A lambança não se encerrará com a nota de Dilma, em resposta ao Estado, na qual assumiu o próprio erro ao autorizar, como presidente do Conselho Administrativo da petroleira, o negócio absurdo. Muito menos com a retirada da direção dos negócios desta do bode expiatório da vez, o tal de Nestor Cerveró. A dimensão da quantia perdida - US$ 1 bilhão - não garante por si só que seu rastro será desvendado.

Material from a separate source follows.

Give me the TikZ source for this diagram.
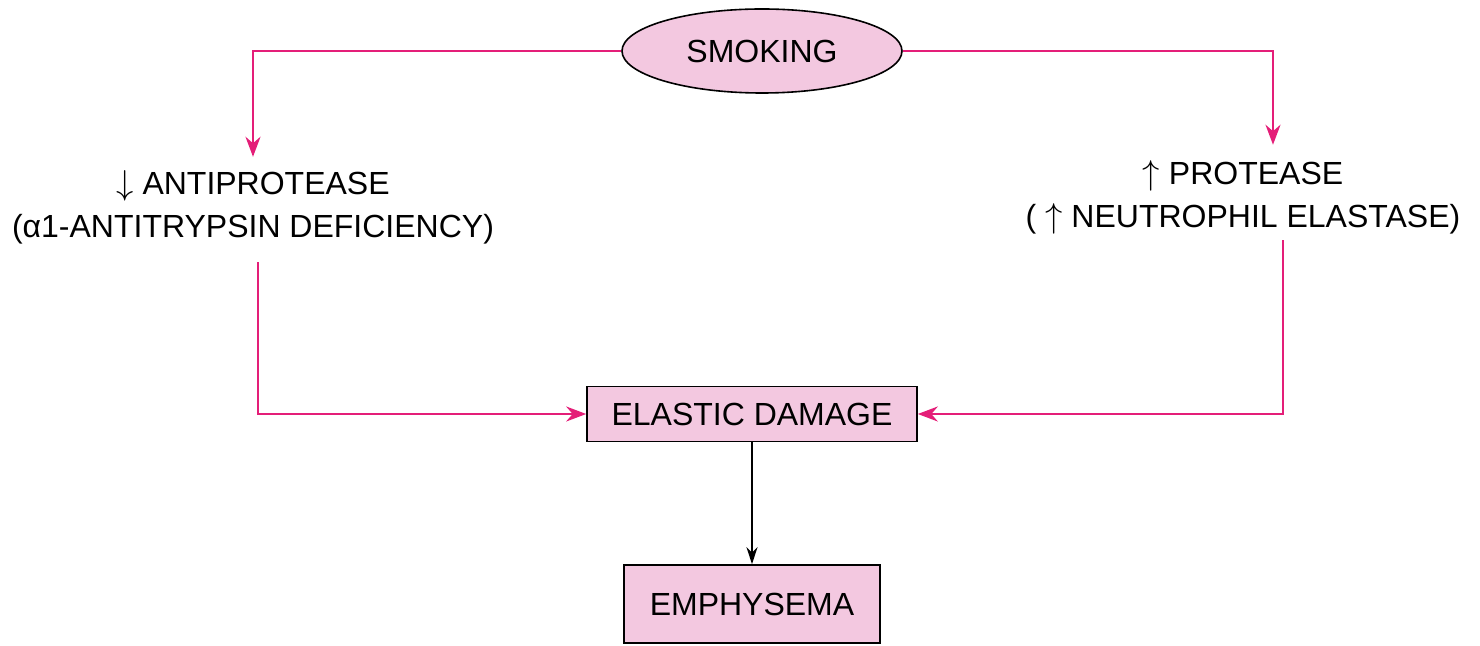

A história mostra que dinheiro furtado do erário pode ter a consistência volátil de gás liquefeito de petróleo. Talvez seja mais fácil achar em alguma ilha perdida da Oceania o jato da Malaysia Airlines intacto e com todos os tripulantes e passageiros vivos do que constatar que o óbvio, por mais ululante que seja (a bênção, Nelson Rodrigues), se fará ouvir num caso dessa relevância. Um arsenal de argumentos mal ajambrados tem sido usado como autênticos anátemas das artimanhas financeiras e da gestão pública para transformar uma bomba de hidrogênio num inofensivo traque junino. Apesar de aparentemente absurda, vai ser difícil escapar dessa perversa hipótese.

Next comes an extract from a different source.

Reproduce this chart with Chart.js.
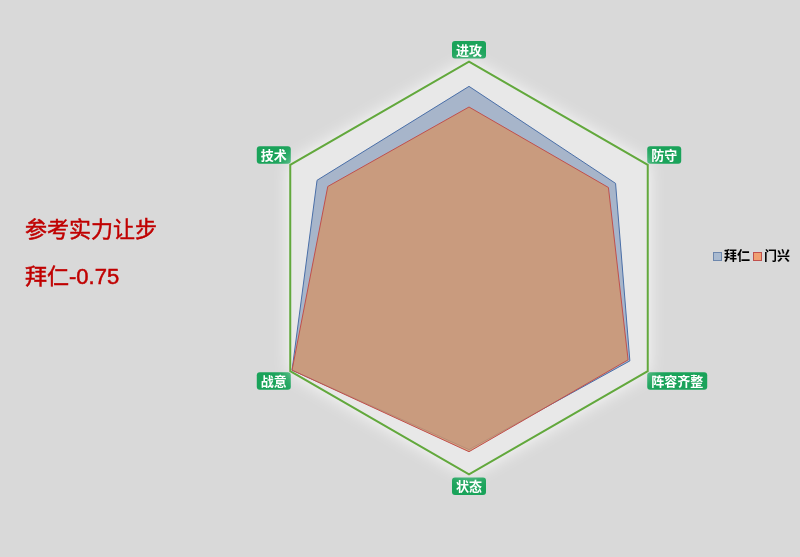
<!DOCTYPE html>
<html>
<head>
<meta charset="utf-8">
<script src="https://cdn.jsdelivr.net/npm/chart.js@4"></script>
<style>
  body { margin: 0; background: #d9d9d9; font-family: "Noto Sans CJK SC", sans-serif; }
  #wrap { position: relative; width: 800px; height: 557px; }
  #radar { position: absolute; left: 0; top: 0; }
  .note { position: absolute; left: 25px; color: #c00000; font-size: 22px; -webkit-text-stroke: 0.5px #c00000; font-family: "Liberation Sans", "Noto Sans CJK SC", sans-serif; }
  #legend { position: absolute; left: 713px; top: 245px; font-size: 13px; font-weight: bold; color: #000; }
  #legend span.box { display: inline-block; width: 7px; height: 7px; border: 1px solid; margin-right: 2px; vertical-align: -1px; }
</style>
</head>
<body>
<div id="wrap">
  <canvas id="radar" width="800" height="557"></canvas>
  <div class="note" style="top:211px">参考实力让步</div>
  <div class="note" style="top:258px">拜仁-0.75</div>
  <div id="legend"></div>
</div>
<script>
var categorias = ['进攻', '防守', '阵容齐整', '状态', '战意', '技术'];
var times = ['拜仁', '门兴'];
var valores_bayern = [88, 82, 90, 88, 99, 85];
var valores_gladbach = [78, 78, 89, 89, 99, 79];

// fundo do hexagono com brilho
const fundo_hexagono = {
    id: 'fundo_hexagono',
    beforeDatasetsDraw(chart) {
        const r = chart.scales.r;
        const ctx = chart.ctx;
        const dist = r.getDistanceFromCenterForValue(r.max);
        ctx.save();
        ctx.beginPath();
        for (let i = 0; i < categorias.length; i++) {
            const p = r.getPointPosition(i, dist);
            if (i === 0) ctx.moveTo(p.x, p.y); else ctx.lineTo(p.x, p.y);
        }
        ctx.closePath();
        ctx.shadowColor = 'rgba(255,255,255,0.95)';
        ctx.shadowBlur = 18;
        ctx.fillStyle = '#e8e8e8';
        ctx.fill();
        ctx.shadowBlur = 0;
        ctx.lineWidth = 2;
        ctx.strokeStyle = '#62a83c';
        ctx.stroke();
        ctx.restore();
    }
};

const grafico = document.getElementById('radar');

var myChart_radar = new Chart(grafico, {
    type: 'radar',
    data: {
        labels: categorias,
        datasets: [{
            label: times[0],
            borderColor: '#4a6fa8',
            backgroundColor: 'rgba(140,160,190,0.7)',
            data: valores_bayern,
            borderWidth: 1,
            pointRadius: 0,
            order: 2
        }, {
            label: times[1],
            borderColor: '#c0504d',
            backgroundColor: 'rgba(210,149,106,0.8)',
            data: valores_gladbach,
            borderWidth: 1,
            pointRadius: 0,
            order: 1
        }]
    },
    options: {
        responsive: false,
        animation: false,
        layout: { padding: { left: 225, right: 81, top: 42, bottom: 62 } },
        plugins: {
            legend: { display: false },
            tooltip: { enabled: false }
        },
        scales: {
            r: {
                min: 0,
                max: 100,
                ticks: { display: false, stepSize: 100 },
                grid: { display: false },
                angleLines: { display: false },
                pointLabels: {
                    color: '#ffffff',
                    font: { size: 13, weight: 'bold', family: '"Noto Sans CJK SC"' },
                    backdropColor: '#1aa35a',
                    backdropPadding: { left: 4, right: 4, top: 1, bottom: 1 },
                    borderRadius: 3,
                    padding: 4
                }
            }
        }
    },
    plugins: [fundo_hexagono]
});

// legenda horizontal
var cores_legenda = [['#a9bad0', '#6d87ad'], ['#f0a070', '#c0504d']];
var html = '';
for (let i = 0; i < times.length; i++) {
    html += '<span class="box" style="background:' + cores_legenda[i][0] + ';border-color:' + cores_legenda[i][1] + '"></span>' + times[i] + ' ';
}
document.getElementById('legend').innerHTML = html;
</script>
</body>
</html>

A presidente da Petrobrás, ungida pela amiga e chefe no posto depois de devidamente defenestrado o desafeto abençoado por Lula, já mostrou publicamente que não está disposta a ceder às exigências do decoro. Após Dilma ter confessado o inconfessável, a subordinada partiu para explicar o inexplicável e, com a convicção de um devoto dos cânones mais sagrados de fundamentalismos religiosos, tem feito piruetas acrobáticas de que não seria capaz nem o maior ás do Cirque du Soleil. Os fatos são que a empresa de que ela era diretora em 2006, à época do negócio ruinoso, e hoje preside, comprou por, no mínimo, US$ 360 milhões metade de uma refinaria vendida inteira oito meses antes aos belgas por US$ 42,5 milhões. Titãs do tráfico internacional de cocaína e outras drogas devem estar se contorcendo de inveja diante de tamanha valorização. Mas quem disse que a mulher piscou? Antes, o petróleo tinha certo valor, esperava-se que se valorizasse mais, mas veio a crise, que ninguém esperava, e o negócio micou, jurou dona Forster. O raciocínio de madame, aparentemente lógico, ruiu ante o fato de que a empresa perdeu em oito anos US$ 1 bilhão num negócio que vale menos de US$ 100 milhões.

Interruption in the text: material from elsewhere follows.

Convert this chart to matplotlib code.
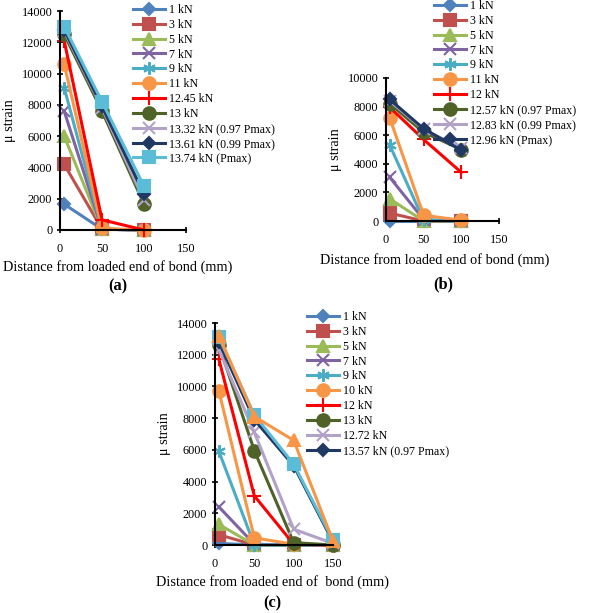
import numpy as np
import matplotlib
matplotlib.use("Agg")
import matplotlib.pyplot as plt

plt.rcParams['font.family'] = ['Liberation Serif', 'DejaVu Serif']

# distancias (mm)
dist_ab = [5, 50, 100]
dist_c = [5, 50, 100, 150]

# painel (a)
labels_a = ["1 kN", "3 kN", "5 kN", "7 kN", "9 kN", "11 kN", "12.45 kN", "13 kN",
            "13.32 kN (0.97 Pmax)", "13.61 kN (0.99 Pmax)", "13.74 kN (Pmax)"]
vals_a = [
    [1650, 50, 0],
    [4200, 50, 0],
    [6000, 50, 0],
    [7600, 50, 0],
    [9100, 50, 0],
    [10600, 100, 0],
    [12100, 650, 0],
    [12500, 7600, 1650],
    [12700, 7800, 1900],
    [12800, 7900, 2300],
    [13000, 8200, 2800],
]

# painel (b)
labels_b = ["1 kN", "3 kN", "5 kN", "7 kN", "9 kN", "11 kN", "12 kN",
            "12.57 kN (0.97 Pmax)", "12.83 kN (0.99 Pmax)", "12.96 kN (Pmax)"]
vals_b = [
    [0, 0, 0],
    [550, 0, 0],
    [1550, 0, 0],
    [3050, 100, 0],
    [5300, 50, 0],
    [7200, 400, 50],
    [7950, 5700, 3400],
    [8200, 6200, 5000],
    [8400, 6400, 5100],
    [8500, 6450, 4950],
]

# painel (c) - as duas ultimas series nao aparecem na legenda
labels_c = ["1 kN", "3 kN", "5 kN", "7 kN", "9 kN", "10 kN", "12 kN", "13 kN",
            "12.72 kN", "13.57 kN (0.97 Pmax)", "_sq", "_tri"]
vals_c = [
    [100, 0, 0, 0],
    [650, 0, 0, 0],
    [1300, 0, 0, 0],
    [2400, 50, 0, 0],
    [5900, 0, 0, 0],
    [9700, 450, 50, 0],
    [11700, 3100, 50, 0],
    [12600, 5950, 150, 0],
    [12300, 7100, 1000, 100],
    [12800, 7900, 5000, 200],
    [13100, 8200, 5100, 300],
    [13200, 8100, 6600, 250],
]

# estilos tipo excel
ast = (6, 2, 0)
sty = [
    ("#4F81BD", "D", 6),
    ("#C0504D", "s", 8),
    ("#9BBB59", "^", 8),
    ("#8064A2", "x", 8),
    ("#4BACC6", ast, 9),
    ("#F79646", "o", 9),
    ("#FF0000", "+", 10),
    ("#4F6228", "o", 9),
    ("#B3A2C7", "x", 8),
    ("#1F3864", "D", 6),
    ("#5BBCD8", "s", 8),
]
sty_c = sty[:6] + [sty[6], sty[7], sty[8], sty[9], sty[10], ("#F79646", "^", 9)]

fs_tick = 8.8
fs_lab = 10.3
fs_leg = 8.6

fig = plt.figure(figsize=(6.0, 6.13), dpi=100)
H = 613.0


def painel(rect, x, vals, labels, styles, ymax, leg_xy, lab_xy, xlabel, cap, cap_xy):
    ax = fig.add_axes(rect)
    for v, lb, (c, m, ms) in zip(vals, labels, styles):
        ax.plot(x, v, color=c, marker=m, ms=ms, lw=2.2, mew=1.5, label=lb, clip_on=False)
    ax.set_xlim(0, 150)
    ax.set_ylim(0, ymax)
    ax.set_xticks([0, 50, 100, 150])
    ax.set_yticks(np.arange(0, ymax + 1, 2000))
    ax.spines['top'].set_visible(False)
    ax.spines['right'].set_visible(False)
    ax.spines['left'].set_linewidth(1.5)
    ax.spines['bottom'].set_linewidth(1.5)
    ax.tick_params(direction='inout', length=5, width=1.2, labelsize=fs_tick)
    ax.tick_params(axis='x', pad=7)
    ax.tick_params(axis='y', pad=3)
    ax.set_ylabel("μ strain", fontsize=fs_lab, labelpad=4)
    fig.text(lab_xy[0] / 600, 1 - lab_xy[1] / H, xlabel, fontsize=fs_lab, ha='center', va='center')
    fig.text(cap_xy[0] / 600, 1 - cap_xy[1] / H, cap, fontsize=fs_lab + 1.5, fontweight='bold',
             ha='center', va='center')
    ax.legend(loc='upper left', bbox_to_anchor=(leg_xy[0] / 600, 1 - leg_xy[1] / H),
              bbox_transform=fig.transFigure, frameon=False, fontsize=fs_leg,
              handlelength=2.7, handletextpad=0.35, labelspacing=0.24,
              borderaxespad=0, borderpad=0)
    return ax


xl = "Distance from loaded end of bond (mm)"
painel([60 / 600, 1 - 230 / H, 126 / 600, 219 / H], dist_ab, vals_a, labels_a, sty, 14000,
       (133, 4), (118, 267), xl, "(a)", (118, 286))
painel([386 / 600, 1 - 221 / H, 113 / 600, 143 / H], dist_ab, vals_b, labels_b, sty, 10000,
       (434, 0), (435, 260), xl, "(b)", (443, 284))
painel([215 / 600, 1 - 545 / H, 118 / 600, 222 / H], dist_c, vals_c, labels_c, sty_c, 14000,
       (307, 311), (273, 582), "Distance from loaded end of  bond (mm)", "(c)", (272, 603))

fig.savefig("out.png", dpi=100)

Dona Dilma fez pior. Em vez de navegar nos mares plácidos da platitude em que reina nos pronunciamentos públicos em rede de televisão e na volta à adolescência pelas mensagens de Twitter, madame chefe de madame sacou a desculpa de que só aprovou a compra danosa ao interesse público porque não sabia da cláusula que obrigava nossa estatal a adquirir a outra metade do sócio hostil caso se desentendessem na rotina administrativa do negócio belga. Culpa de quem? Do diretor internacional da empresa lesada à época, Nestor Cerveró, cujo passe, que pertencia ao PT e ao PMDB, só virou pó oito anos depois de a presidente do Conselho, já então presidindo a República, ter descoberto sua terrível omissão. As madames não se dignaram a explicar por que tardaram tanto a descobrir o erro do protegido dos sócios majoritários da aliança parlamentar governista. E só o fizeram depois de ele ter sido regiamente premiado com a direção de Finanças (isso mesmo!) da BR Distribuidora. A demissão do trapalhão, contudo, não impediu que o distinto público, que paga a conta toda, ficasse sabendo que ele também teve de gastar o triplo do total pago por uma refinaria em Okinawa para que ela tivesse mínimas condições de operação. Como se vê, não há mais negócio da China, nem esperteza belga, nem pilantragem japonesa. E, sim, safadeza (na mais sacrossanta das hipóteses) tupiniquim.
Mas pra que discutir com madames? São coisas do capitalismo, juram os hierarcas da esquerda reinante. E a fina-flor da burguesia, refestelando-se no banquete da demolição do patrimônio da estatal, fez-lhes coro. Jorge Gerdau, Claudio Haddad e Fábio Barbosa ajudam o governo a convencer o cidadão votante de que se engana quem pensa que são negócios assim que fizeram o valor da mais valiosa joia da coroa do estatismo nacional despencar do 12.º para o 120.º lugar no ranking do Financial Times, ao cair pela metade desde 2010. O diabo é que essa cantiga de sereia não vai ajudar a tirar a Petrobrás desse poço sem fundo.